Report how many lines hold the word "this"; give nothing but the number.

================

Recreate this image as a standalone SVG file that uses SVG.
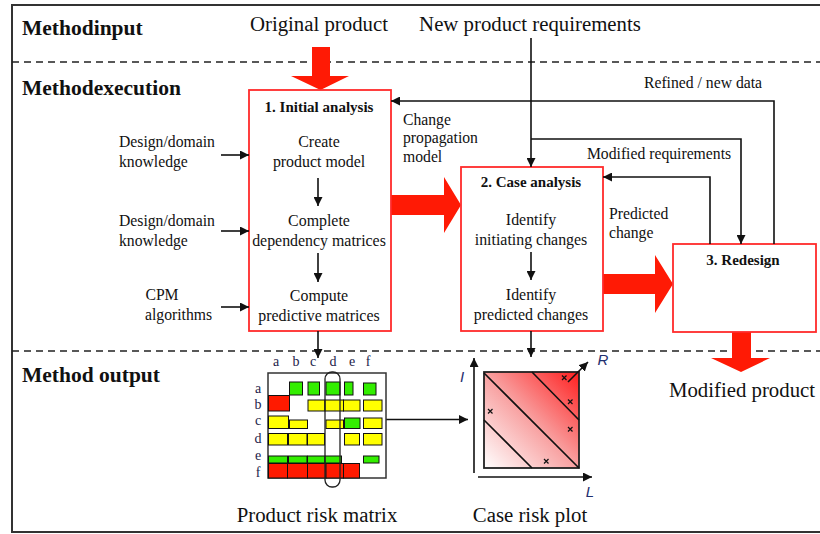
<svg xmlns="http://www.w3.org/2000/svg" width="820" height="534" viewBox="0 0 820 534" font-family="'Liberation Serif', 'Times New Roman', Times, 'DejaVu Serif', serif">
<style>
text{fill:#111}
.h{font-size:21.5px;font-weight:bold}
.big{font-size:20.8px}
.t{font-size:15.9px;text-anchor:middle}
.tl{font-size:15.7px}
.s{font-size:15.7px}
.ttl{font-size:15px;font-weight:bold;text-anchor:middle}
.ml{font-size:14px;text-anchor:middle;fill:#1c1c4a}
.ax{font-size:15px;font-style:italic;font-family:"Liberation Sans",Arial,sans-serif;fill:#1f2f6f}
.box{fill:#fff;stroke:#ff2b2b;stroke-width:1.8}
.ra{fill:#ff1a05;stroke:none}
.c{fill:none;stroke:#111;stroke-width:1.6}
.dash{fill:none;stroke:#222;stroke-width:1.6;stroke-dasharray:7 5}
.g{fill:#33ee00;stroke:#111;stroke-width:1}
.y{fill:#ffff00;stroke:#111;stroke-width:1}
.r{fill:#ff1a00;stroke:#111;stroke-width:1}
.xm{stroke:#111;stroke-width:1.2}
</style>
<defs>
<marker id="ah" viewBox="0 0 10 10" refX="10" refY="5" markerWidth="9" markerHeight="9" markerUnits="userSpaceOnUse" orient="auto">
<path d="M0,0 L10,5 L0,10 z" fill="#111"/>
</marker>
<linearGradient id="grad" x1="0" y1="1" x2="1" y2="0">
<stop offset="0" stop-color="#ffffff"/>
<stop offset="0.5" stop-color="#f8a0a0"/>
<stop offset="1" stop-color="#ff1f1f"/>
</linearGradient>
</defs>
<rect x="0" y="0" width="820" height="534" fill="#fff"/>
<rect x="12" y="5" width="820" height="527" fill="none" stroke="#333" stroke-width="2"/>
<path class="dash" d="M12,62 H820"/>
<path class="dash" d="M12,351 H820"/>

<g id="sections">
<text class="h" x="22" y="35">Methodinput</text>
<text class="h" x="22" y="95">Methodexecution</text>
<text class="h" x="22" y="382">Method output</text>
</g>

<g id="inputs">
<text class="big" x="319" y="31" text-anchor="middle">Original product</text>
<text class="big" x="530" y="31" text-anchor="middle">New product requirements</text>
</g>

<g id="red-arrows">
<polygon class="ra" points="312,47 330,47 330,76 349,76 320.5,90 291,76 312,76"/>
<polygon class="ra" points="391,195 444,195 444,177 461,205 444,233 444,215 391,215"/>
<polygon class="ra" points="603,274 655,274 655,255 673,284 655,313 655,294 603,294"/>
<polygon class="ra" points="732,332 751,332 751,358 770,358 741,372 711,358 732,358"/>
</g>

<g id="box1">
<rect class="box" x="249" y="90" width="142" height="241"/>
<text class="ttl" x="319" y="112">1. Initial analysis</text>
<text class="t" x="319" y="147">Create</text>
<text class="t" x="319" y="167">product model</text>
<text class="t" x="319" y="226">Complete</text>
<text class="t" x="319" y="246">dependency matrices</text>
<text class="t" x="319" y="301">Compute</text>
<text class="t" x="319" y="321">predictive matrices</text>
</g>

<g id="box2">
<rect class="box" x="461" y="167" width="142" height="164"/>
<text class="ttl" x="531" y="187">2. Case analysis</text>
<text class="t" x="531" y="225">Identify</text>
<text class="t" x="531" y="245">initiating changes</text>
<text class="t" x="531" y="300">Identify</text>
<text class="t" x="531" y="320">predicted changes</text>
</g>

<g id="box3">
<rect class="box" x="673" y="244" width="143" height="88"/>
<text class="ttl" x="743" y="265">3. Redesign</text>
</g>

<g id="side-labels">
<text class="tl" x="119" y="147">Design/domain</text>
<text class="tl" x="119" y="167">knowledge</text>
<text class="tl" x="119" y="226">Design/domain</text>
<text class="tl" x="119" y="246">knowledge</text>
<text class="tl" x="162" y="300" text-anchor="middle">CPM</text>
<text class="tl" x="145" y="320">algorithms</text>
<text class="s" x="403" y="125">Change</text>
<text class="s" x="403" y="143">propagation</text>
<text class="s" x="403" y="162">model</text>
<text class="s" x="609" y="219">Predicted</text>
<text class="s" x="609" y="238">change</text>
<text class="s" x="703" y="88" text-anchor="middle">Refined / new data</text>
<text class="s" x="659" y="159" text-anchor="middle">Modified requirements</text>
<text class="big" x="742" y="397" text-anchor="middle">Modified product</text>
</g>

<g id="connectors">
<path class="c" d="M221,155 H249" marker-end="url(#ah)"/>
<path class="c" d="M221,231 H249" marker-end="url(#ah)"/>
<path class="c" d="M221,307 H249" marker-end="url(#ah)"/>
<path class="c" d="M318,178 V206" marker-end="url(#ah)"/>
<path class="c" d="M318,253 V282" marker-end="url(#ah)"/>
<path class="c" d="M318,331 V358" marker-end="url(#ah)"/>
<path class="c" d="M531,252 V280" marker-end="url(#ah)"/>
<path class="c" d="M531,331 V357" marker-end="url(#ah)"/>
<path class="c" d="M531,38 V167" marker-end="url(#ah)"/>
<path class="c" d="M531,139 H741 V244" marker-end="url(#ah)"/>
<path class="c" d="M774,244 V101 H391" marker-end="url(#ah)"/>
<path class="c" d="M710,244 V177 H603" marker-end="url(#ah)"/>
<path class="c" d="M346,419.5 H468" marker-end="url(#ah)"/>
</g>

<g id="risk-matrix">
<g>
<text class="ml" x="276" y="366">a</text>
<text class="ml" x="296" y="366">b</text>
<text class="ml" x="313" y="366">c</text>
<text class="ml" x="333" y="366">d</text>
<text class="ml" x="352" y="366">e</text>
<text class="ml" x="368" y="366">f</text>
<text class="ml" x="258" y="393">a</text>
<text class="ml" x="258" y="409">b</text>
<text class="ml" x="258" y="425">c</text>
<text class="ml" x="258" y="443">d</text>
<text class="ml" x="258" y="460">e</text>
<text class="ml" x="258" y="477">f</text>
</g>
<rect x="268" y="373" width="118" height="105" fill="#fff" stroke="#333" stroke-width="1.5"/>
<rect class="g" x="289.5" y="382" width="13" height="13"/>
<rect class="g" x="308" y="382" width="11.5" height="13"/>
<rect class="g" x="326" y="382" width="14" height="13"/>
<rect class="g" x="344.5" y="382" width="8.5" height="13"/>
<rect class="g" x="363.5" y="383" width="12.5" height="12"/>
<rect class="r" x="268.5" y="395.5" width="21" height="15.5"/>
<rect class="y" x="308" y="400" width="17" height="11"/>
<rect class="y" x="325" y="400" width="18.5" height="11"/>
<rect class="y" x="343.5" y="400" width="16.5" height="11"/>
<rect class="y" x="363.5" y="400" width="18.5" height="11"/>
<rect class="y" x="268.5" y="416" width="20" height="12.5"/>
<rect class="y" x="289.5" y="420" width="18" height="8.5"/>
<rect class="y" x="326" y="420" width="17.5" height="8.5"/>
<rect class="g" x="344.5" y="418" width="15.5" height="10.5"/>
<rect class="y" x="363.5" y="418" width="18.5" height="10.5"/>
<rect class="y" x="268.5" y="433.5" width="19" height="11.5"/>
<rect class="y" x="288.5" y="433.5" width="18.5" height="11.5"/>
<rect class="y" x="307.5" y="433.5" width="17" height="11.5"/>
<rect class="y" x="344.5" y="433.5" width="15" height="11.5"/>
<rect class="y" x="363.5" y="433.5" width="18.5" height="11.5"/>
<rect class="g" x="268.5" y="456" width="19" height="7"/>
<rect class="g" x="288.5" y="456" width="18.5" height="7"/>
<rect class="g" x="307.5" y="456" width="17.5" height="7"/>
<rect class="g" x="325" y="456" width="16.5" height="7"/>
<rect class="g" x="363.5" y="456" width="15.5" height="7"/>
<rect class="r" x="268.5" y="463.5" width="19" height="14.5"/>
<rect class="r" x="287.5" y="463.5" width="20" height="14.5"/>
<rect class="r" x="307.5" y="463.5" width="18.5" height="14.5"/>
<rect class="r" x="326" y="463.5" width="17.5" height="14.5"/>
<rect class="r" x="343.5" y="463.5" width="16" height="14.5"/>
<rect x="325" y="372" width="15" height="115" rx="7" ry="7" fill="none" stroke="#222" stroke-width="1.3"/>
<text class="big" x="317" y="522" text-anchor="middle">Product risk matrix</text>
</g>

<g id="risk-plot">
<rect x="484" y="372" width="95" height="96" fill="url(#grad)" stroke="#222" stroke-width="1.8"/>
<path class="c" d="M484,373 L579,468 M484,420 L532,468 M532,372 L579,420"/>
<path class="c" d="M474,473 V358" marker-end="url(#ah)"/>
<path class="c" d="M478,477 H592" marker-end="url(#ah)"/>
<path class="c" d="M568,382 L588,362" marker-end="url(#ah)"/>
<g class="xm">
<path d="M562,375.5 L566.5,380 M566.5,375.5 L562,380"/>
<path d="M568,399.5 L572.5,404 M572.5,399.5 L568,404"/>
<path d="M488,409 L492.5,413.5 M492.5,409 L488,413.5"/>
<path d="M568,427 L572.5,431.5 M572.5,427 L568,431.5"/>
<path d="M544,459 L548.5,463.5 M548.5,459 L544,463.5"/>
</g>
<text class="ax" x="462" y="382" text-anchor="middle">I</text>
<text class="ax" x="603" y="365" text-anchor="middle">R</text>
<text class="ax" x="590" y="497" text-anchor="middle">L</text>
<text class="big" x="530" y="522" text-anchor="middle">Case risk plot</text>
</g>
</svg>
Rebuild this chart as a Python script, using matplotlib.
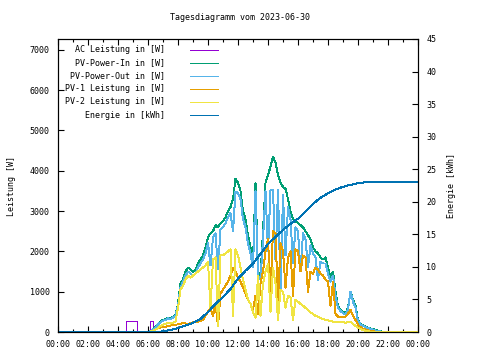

================

Correct result:
2